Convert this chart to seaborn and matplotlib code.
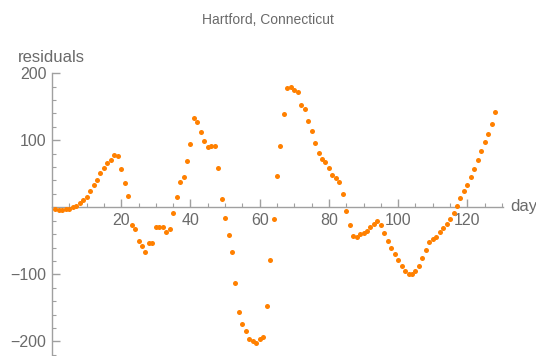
import numpy as np
import pandas as pd
import matplotlib
matplotlib.use("Agg")
import matplotlib.pyplot as plt
import seaborn as sns

days = list(range(1, 129))
residuals = [
    -3, -3.5, -3.5, -3, -2, 0, 2, 6, 11, 16,
    24, 33, 41, 51, 58, 66, 71, 78, 76, 57,
    37, 17, -26, -33, -51, -58, -66, -54, -54, -30,
    -30, -30, -37, -33, -9, 15, 38, 45, 69, 95,
    133, 127, 113, 99, 90, 91, 91, 59, 13, -16,
    -42, -66, -113, -156, -174, -185, -196, -199, -202, -197,
    -193, -147, -79, -17, 46, 92, 139, 178, 180, 175,
    172, 153, 146, 129, 114, 96, 81, 72, 68, 59,
    48, 44, 38, 20, -5, -26, -43, -44, -40, -38,
    -35, -29, -25, -20, -27, -38, -50, -61, -70, -79,
    -87, -95, -100, -100, -95, -87, -75, -63, -52, -47,
    -44, -37, -31, -25, -18, -8, 2, 14, 25, 34,
    45, 57, 70, 84, 98, 110, 124, 142,
]
x_ticks = [20, 40, 60, 80, 100, 120]
y_ticks = [-200, -100, 100, 200]

df = pd.DataFrame({"day": days, "residuals": residuals})

sns.set_style("white")
plt.rcParams["font.family"] = ["Liberation Sans", "DejaVu Sans"]

W, H = 536, 356
fig = plt.figure(figsize=(W / 100, H / 100), dpi=100)
left, right = 52, 503
top, bottom = 73.3, 354.7
ax = fig.add_axes([left / W, (H - bottom) / H, (right - left) / W, (bottom - top) / H])
ax.patch.set_alpha(0)

sns.scatterplot(data=df, x="day", y="residuals", ax=ax, color="#FF8000",
                s=13, linewidth=0, legend=False, clip_on=False, zorder=3)

ax.set_xlim(0, 130.3)
ax.set_ylim(-220, 200)

axis_col = "#a0a0a0"
text_col = "#6a6a6a"
for s in ["top", "right"]:
    ax.spines[s].set_visible(False)
ax.spines["bottom"].set_position(("data", 0))
ax.spines["left"].set_position(("data", 0))
for s in ["bottom", "left"]:
    ax.spines[s].set_color(axis_col)
    ax.spines[s].set_linewidth(1.0)

ax.set_xticks(x_ticks)
ax.set_xticklabels([str(t) for t in x_ticks])
ax.set_yticks(y_ticks)
ax.set_yticklabels([str(t).replace("-", "\u2212") for t in y_ticks])
ax.set_xticks(np.arange(5, 131, 5), minor=True)
ax.set_yticks(np.arange(-220, 201, 20), minor=True)
ax.tick_params(axis="both", which="both", bottom=True, left=True, top=False, right=False)
ax.tick_params(axis="both", which="major", direction="in", length=5.5, width=1,
               color=axis_col, labelcolor=text_col, labelsize=11.5, pad=4)
ax.tick_params(axis="both", which="minor", direction="in", length=3.2, width=0.8,
               color=axis_col)
ax.set_xlabel("")
ax.set_ylabel("")

fig.text(268 / W, 1 - 20 / H, "Hartford, Connecticut", ha="center", va="center",
         fontsize=10, color=text_col)
fig.text(18 / W, 1 - 57 / H, "residuals", ha="left", va="center",
         fontsize=12, color=text_col)
fig.text(510 / W, 1 - 206 / H, "day", ha="left", va="center", fontsize=12, color=text_col)

fig.savefig("out.png", dpi=100)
_ _ _ _ _
Copy exactly the lines running from the beginning of the listing through the line that has "import seaborn as sns". Drop the pictures.

> **Solution for this problem**
Convert this chart to seaborn and matplotlib code.
import numpy as np
import pandas as pd
import matplotlib
matplotlib.use("Agg")
import matplotlib.pyplot as plt
import seaborn as sns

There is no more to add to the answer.